Some of them have admittedly gone a little quiet now that it looks as if Nanny might have known best. The appeals to common sense from Tory soft Brexiters arguing that not long ago they could barely have dreamed of getting this far away from Brussels, are aimed at this mildly sheepish demographic. Others might just about heed a remain campaign if it was led by Jeremy Clarkson, say. But they would double down in outrage if confronted by the argument many remainers on the left are most comfortable making, which is that working-class leavers in neglected northern towns were conned into laying wholly legitimate grievances at the wrong door.

What many in the audience of last week’s conference longed to hear from a People’s Vote campaign was a no holds barred case against Tory austerity, making clear that the hardships many are suffering have nothing to do with the EU and everything to do with choices made at home. David Lammy showed how to do it recently in a powerful parliamentary intervention, arguing people have been conned. In its party political broadcasts, Labour too has begun constructing an argument that people were right to want change but that the change they actually need is Corbynomics. It’s as hard to imagine Jeremy Corbyn joining in a campaign where he wasn’t free to make that argument as Theresa May going along with a campaign where he was.

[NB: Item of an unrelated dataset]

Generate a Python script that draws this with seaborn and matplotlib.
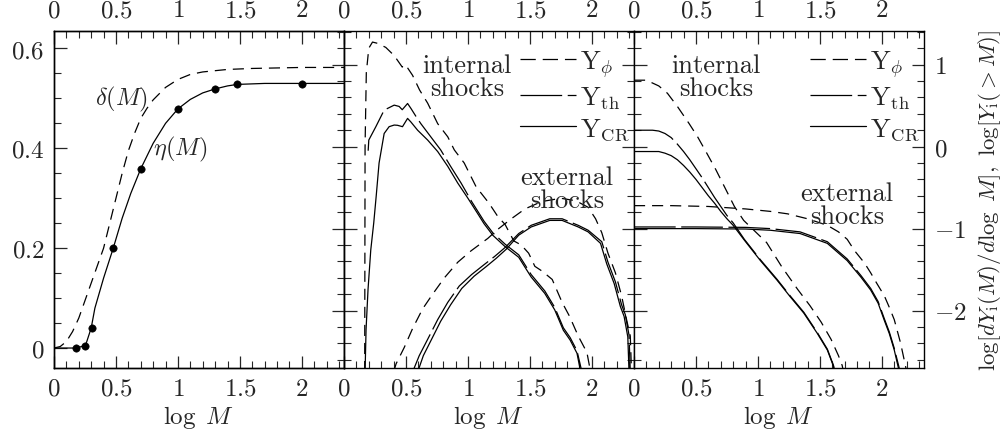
import numpy as np
import pandas as pd
import matplotlib
matplotlib.use("Agg")
import matplotlib.pyplot as plt
from matplotlib.lines import Line2D
from matplotlib.ticker import MultipleLocator, FuncFormatter
import seaborn as sns

# ---- left panel: efficiencies ----
eta_pts_x = [0.176, 0.254, 0.303, 0.478, 0.70, 1.0, 1.303, 1.478, 2.0]
eta_pts_y = [0.0, 0.005, 0.04, 0.2, 0.359, 0.479, 0.519, 0.528, 0.528]

eta_x = [0, 0.176, 0.254, 0.30, 0.33, 0.40, 0.478, 0.55, 0.62, 0.70, 0.80, 0.90,
         1.0, 1.1, 1.2, 1.3, 1.4, 1.478, 1.7, 2.0, 2.34]
eta_y = [0, 0, 0.005, 0.04, 0.08, 0.14, 0.2, 0.26, 0.31, 0.359, 0.41, 0.45,
         0.479, 0.498, 0.511, 0.519, 0.525, 0.528, 0.53, 0.53, 0.53]

delta_x = [0, 0.05, 0.10, 0.15, 0.20, 0.25, 0.30, 0.35, 0.40, 0.45, 0.50, 0.55,
           0.60, 0.65, 0.70, 0.75, 0.80, 0.90, 1.0, 1.1, 1.2, 1.4, 1.6, 2.0, 2.34]
delta_y = [0, 0.003, 0.013, 0.033, 0.06, 0.095, 0.13, 0.165, 0.2, 0.25, 0.30, 0.35,
           0.395, 0.43, 0.46, 0.48, 0.497, 0.522, 0.538, 0.548, 0.553, 0.558, 0.56,
           0.562, 0.562]

# ---- middle panel: differential distributions ----
mid_int_phi_x = [0.167, 0.17, 0.18, 0.2, 0.23, 0.27, 0.337, 0.405, 0.47, 0.49, 0.5,
                 0.553, 0.61, 0.675, 0.756, 0.837, 0.89, 0.97, 1.066, 1.17, 1.24,
                 1.30, 1.37, 1.43, 1.49, 1.54, 1.60, 1.68, 1.76, 1.82, 1.89, 1.96, 1.99]
mid_int_phi_y = [-2.75, 0.0, 0.9, 1.2, 1.275, 1.26, 1.21, 1.11, 0.97, 1.0, 0.99,
                 0.87, 0.69, 0.53, 0.28, 0.12, -0.04, -0.2, -0.49, -0.69, -0.85,
                 -0.95, -1.15, -1.2, -1.30, -1.46, -1.52, -1.62, -1.9, -2.07, -2.31, -2.51, -2.75]

mid_int_th_x = [0.195, 0.2, 0.256, 0.324, 0.405, 0.445, 0.47, 0.513, 0.54, 0.58, 0.62,
                0.70, 0.78, 0.86, 0.945, 1.03, 1.08, 1.13, 1.20, 1.30, 1.41, 1.51,
                1.62, 1.70, 1.77, 1.825, 1.88, 1.92]
mid_int_th_y = [-0.05, 0.08, 0.24, 0.445, 0.506, 0.49, 0.45, 0.526, 0.466, 0.37, 0.28,
                0.12, -0.04, -0.24, -0.445, -0.67, -0.79, -0.91, -1.05, -1.19, -1.32, -1.56,
                -1.76, -1.96, -2.21, -2.33, -2.49, -2.75]

mid_int_cr_x = [0.17, 0.178, 0.194, 0.216, 0.24, 0.26, 0.283, 0.324, 0.364, 0.405, 0.432,
                0.472, 0.513, 0.54, 0.594, 0.675, 0.756, 0.837, 0.918, 1.0, 1.08, 1.13,
                1.20, 1.30, 1.41, 1.51, 1.62, 1.70, 1.77, 1.825, 1.88, 1.91]
mid_int_cr_y = [-2.75, -2.23, -1.74, -1.26, -0.93, -0.6, -0.2, 0.16, 0.243, 0.263, 0.26,
                0.243, 0.344, 0.30, 0.2, 0.08, -0.06, -0.24, -0.445, -0.63, -0.82, -0.94,
                -1.08, -1.22, -1.35, -1.59, -1.79, -1.99, -2.24, -2.36, -2.52, -2.75]

mid_ext_phi_x = [0.40, 0.42, 0.486, 0.553, 0.634, 0.715, 0.81, 0.918, 1.026, 1.16, 1.24,
                 1.35, 1.46, 1.595, 1.75, 1.87, 1.97, 2.03, 2.08, 2.13, 2.19, 2.24, 2.28,
                 2.31, 2.32]
mid_ext_phi_y = [-2.75, -2.65, -2.45, -2.22, -1.98, -1.80, -1.60, -1.41, -1.27, -1.12, -1.01,
                 -0.88, -0.76, -0.67, -0.63, -0.66, -0.74, -0.88, -1.05, -1.30, -1.54, -1.82,
                 -2.11, -2.31, -2.75]

mid_ext_th_x = [0.553, 0.607, 0.675, 0.756, 0.837, 0.93, 1.03, 1.13, 1.215, 1.30, 1.41,
                1.51, 1.66, 1.76, 1.89, 1.97, 2.08, 2.13, 2.19, 2.24, 2.27, 2.30, 2.31]
mid_ext_th_y = [-2.75, -2.55, -2.35, -2.11, -1.9, -1.7, -1.56, -1.44, -1.34, -1.23, -1.06,
                -0.96, -0.88, -0.88, -0.96, -1.02, -1.16, -1.41, -1.65, -1.93, -2.05, -2.30,
                -2.75]

mid_ext_cr_x = [0.594, 0.64, 0.70, 0.78, 0.86, 0.95, 1.05, 1.15, 1.23, 1.31, 1.41, 1.51,
                1.66, 1.76, 1.89, 1.97, 2.07, 2.12, 2.18, 2.23, 2.26, 2.29, 2.30]
mid_ext_cr_y = [-2.75, -2.55, -2.37, -2.13, -1.93, -1.73, -1.58, -1.46, -1.36, -1.25, -1.08,
                -0.98, -0.90, -0.90, -0.98, -1.04, -1.18, -1.43, -1.67, -1.95, -2.07, -2.32,
                -2.75]

# ---- right panel: cumulative distributions ----
cum_int_phi_x = [0, 0.1, 0.2, 0.27, 0.35, 0.445, 0.513, 0.58, 0.66, 0.73, 0.81, 0.885,
                 1.07, 1.19, 1.32, 1.42, 1.51, 1.59, 1.65, 1.68, 1.69]
cum_int_phi_y = [0.81, 0.81, 0.74, 0.65, 0.49, 0.28, 0.12, -0.06, -0.28, -0.49, -0.73, -0.9,
                 -1.17, -1.46, -1.74, -1.94, -2.14, -2.35, -2.55, -2.67, -2.75]

cum_int_th_x = [0, 0.15, 0.2, 0.25, 0.3, 0.35, 0.4, 0.45, 0.5, 0.55, 0.6, 0.65, 0.7, 0.75,
                0.8, 0.89, 1.02, 1.155, 1.26, 1.37, 1.48, 1.56, 1.61, 1.62]
cum_int_th_y = [0.20, 0.20, 0.19, 0.16, 0.11, 0.03, -0.06, -0.16, -0.27, -0.38, -0.5, -0.62,
                -0.73, -0.84, -0.93, -1.13, -1.38, -1.62, -1.82, -2.02, -2.27, -2.47, -2.67,
                -2.75]

cum_int_cr_x = [0, 0.2, 0.25, 0.3, 0.35, 0.4, 0.45, 0.5, 0.55, 0.6, 0.65, 0.7, 0.75, 0.8,
                0.89, 1.02, 1.155, 1.26, 1.37, 1.48, 1.56, 1.61, 1.615]
cum_int_cr_y = [-0.06, -0.06, -0.08, -0.11, -0.16, -0.23, -0.31, -0.40, -0.50, -0.6, -0.69,
                -0.79, -0.88, -0.96, -1.14, -1.39, -1.63, -1.83, -2.03, -2.28, -2.48, -2.68,
                -2.75]

cum_ext_phi_x = [0, 0.3, 0.6, 0.9, 1.1, 1.24, 1.4, 1.56, 1.65, 1.72, 1.78, 1.86, 1.91,
                 1.96, 2.02, 2.06, 2.10, 2.15, 2.19, 2.20]
cum_ext_phi_y = [-0.72, -0.72, -0.73, -0.76, -0.79, -0.82, -0.88, -0.96, -1.04, -1.13, -1.27,
                 -1.42, -1.54, -1.67, -1.82, -1.96, -2.11, -2.39, -2.67, -2.75]

cum_ext_th_x = [0, 0.5, 0.9, 1.1, 1.34, 1.56, 1.72, 1.83, 1.91, 1.97, 2.02, 2.06, 2.10,
                2.14, 2.145]
cum_ext_th_y = [-0.98, -0.98, -0.985, -1.0, -1.04, -1.16, -1.37, -1.57, -1.73, -1.89, -2.10,
                -2.26, -2.46, -2.70, -2.75]

cum_ext_cr_x = [0, 0.5, 0.9, 1.1, 1.34, 1.56, 1.72, 1.83, 1.91, 1.97, 2.02, 2.06, 2.10,
                2.135, 2.14]
cum_ext_cr_y = [-1.0, -1.0, -1.005, -1.02, -1.06, -1.18, -1.39, -1.59, -1.75, -1.91, -2.12,
                -2.28, -2.48, -2.71, -2.75]

x_lim = (0, 2.34)
lin_lim = (-0.04, 0.635)
log_lim = (-2.70, 1.41)

sns.set_style("ticks")
plt.rcParams.update({
    "font.family": "serif",
    "font.serif": ["cmr10", "DejaVu Serif"],
    "mathtext.fontset": "cm",
    "axes.formatter.use_mathtext": True,
    "axes.linewidth": 1.0,
    "axes.edgecolor": "black",
    "lines.scale_dashes": False,
    "font.size": 18,
})

DASH = (0, (8, 5))
LONG = (0, (30, 4))
LW = 0.9
fmt = FuncFormatter(lambda v, p: f"${v:g}$")

fig = plt.figure(figsize=(10.03, 4.35), dpi=100)
b = 1 - 369 / 435
h = (369 - 32) / 435
ax1 = fig.add_axes([54 / 1003, b, 290 / 1003, h])
ax2 = fig.add_axes([344 / 1003, b, 290 / 1003, h])
ax3 = fig.add_axes([634 / 1003, b, 290 / 1003, h])


def line(ax, x, y, ls="-"):
    sns.lineplot(x=x, y=y, ax=ax, color="black", lw=LW, linestyle=ls,
                 sort=False, estimator=None)


# left panel
line(ax1, delta_x, delta_y, DASH)
line(ax1, eta_x, eta_y)
sns.scatterplot(x=eta_pts_x, y=eta_pts_y, ax=ax1, color="black", s=28,
                edgecolor="black", zorder=3)
ax1.text(0.545, 0.50, r"$\delta(M)$", ha="center", va="center", fontsize=17.5)
ax1.text(1.02, 0.40, r"$\eta(M)$", ha="center", va="center", fontsize=17.5)

# middle panel
line(ax2, mid_int_phi_x, mid_int_phi_y, DASH)
line(ax2, mid_int_th_x, mid_int_th_y, LONG)
line(ax2, mid_int_cr_x, mid_int_cr_y)
line(ax2, mid_ext_phi_x, mid_ext_phi_y, DASH)
line(ax2, mid_ext_th_x, mid_ext_th_y, LONG)
line(ax2, mid_ext_cr_x, mid_ext_cr_y)

# right panel
line(ax3, cum_int_phi_x, cum_int_phi_y, DASH)
line(ax3, cum_int_th_x, cum_int_th_y, LONG)
line(ax3, cum_int_cr_x, cum_int_cr_y)
line(ax3, cum_ext_phi_x, cum_ext_phi_y, DASH)
line(ax3, cum_ext_th_x, cum_ext_th_y, LONG)
line(ax3, cum_ext_cr_x, cum_ext_cr_y)

handles = [Line2D([], [], color="black", lw=LW, linestyle=(0, (11, 5))),
           Line2D([], [], color="black", lw=LW, linestyle=LONG),
           Line2D([], [], color="black", lw=LW)]
labels = [r"$\mathrm{Y}_{\phi}$", r"$\mathrm{Y}_{\rm th}$", r"$\mathrm{Y}_{\rm CR}$"]

for ax, ix, ex, ey in [(ax2, 0.99, 1.80, -0.51), (ax3, 0.66, 1.72, -0.71)]:
    ax.text(ix, 0.85, "internal\nshocks", ha="center", va="center",
            fontsize=19, linespacing=0.95)
    ax.text(ex, ey, "external\nshocks", ha="center", va="center",
            fontsize=19, linespacing=0.95)
    ax.legend(handles, labels, loc="upper right", bbox_to_anchor=(0.985, 0.95),
              frameon=False, handlelength=2.1, handletextpad=0.15,
              labelspacing=0.2, fontsize=19, borderaxespad=0, borderpad=0)

for ax in (ax1, ax2, ax3):
    ax.set_xlim(*x_lim)
    ax.xaxis.set_major_locator(MultipleLocator(0.5))
    ax.xaxis.set_minor_locator(MultipleLocator(0.1))
    ax.xaxis.set_major_formatter(fmt)
    ax.tick_params(axis="x", which="both", direction="in", top=True, bottom=True,
                   labeltop=True, labelbottom=True, pad=7, labelsize=18)
    ax.tick_params(which="major", length=9, width=0.9)
    ax.tick_params(which="minor", length=5, width=0.8)
    ax.set_xlabel(r"$\log\ M$", fontsize=18, labelpad=2)
    ax.set_ylabel("")
    for s in ax.spines.values():
        s.set_visible(True)

ax1.set_ylim(*lin_lim)
ax1.yaxis.set_major_locator(MultipleLocator(0.2))
ax1.yaxis.set_minor_locator(MultipleLocator(0.05))
ax1.yaxis.set_major_formatter(fmt)
ax1.tick_params(axis="y", which="both", direction="in", left=True, right=False,
                pad=7, labelsize=18)

tw = ax1.twinx()
tw.set_ylim(*log_lim)
tw.yaxis.set_major_locator(MultipleLocator(1))
tw.yaxis.set_minor_locator(MultipleLocator(0.2))
tw.tick_params(axis="y", which="both", direction="in", right=True, labelright=False)
tw.tick_params(which="major", length=9, width=0.9)
tw.tick_params(which="minor", length=5, width=0.8)

for ax in (ax2, ax3):
    ax.set_ylim(*log_lim)
    ax.yaxis.set_major_locator(MultipleLocator(1))
    ax.yaxis.set_minor_locator(MultipleLocator(0.2))
    ax.yaxis.set_major_formatter(fmt)
    ax.tick_params(axis="y", which="both", direction="in", left=True, right=True,
                   labelleft=False, labelright=False, pad=7, labelsize=18)

ax3.tick_params(axis="y", labelright=True)
ax3.yaxis.set_label_position("right")
ax3.set_ylabel(r"$\log[dY_{\rm i}(M)/d\log\ M],\ \log[Y_{\rm i}(>M)]$",
               fontsize=16.5, labelpad=7)

fig.savefig("out.png", dpi=100)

Since the one thing May and Corbyn do agree on is that they don’t want a second referendum, it may simply never happen. (As one Labour MP who has held private discussions with Downing Street over Brexit puts it, in some ways they’re oddly similar characters; both as stubborn as they are mistrustful.) Perhaps parliament will reach around them to produce a compromise soft Brexit of its own devising.

But that still leaves room for a Ukip 2.0 movement to emerge, cynically blaming the wicked establishment’s failure to deliver on “true” Brexit for everything that goes wrong over the next decade. One way or another, the arguments that led us here have to be confronted once the immediate crisis is over. And we’re going to need better answers than calling the other guy a hypocrite, even if it’s true.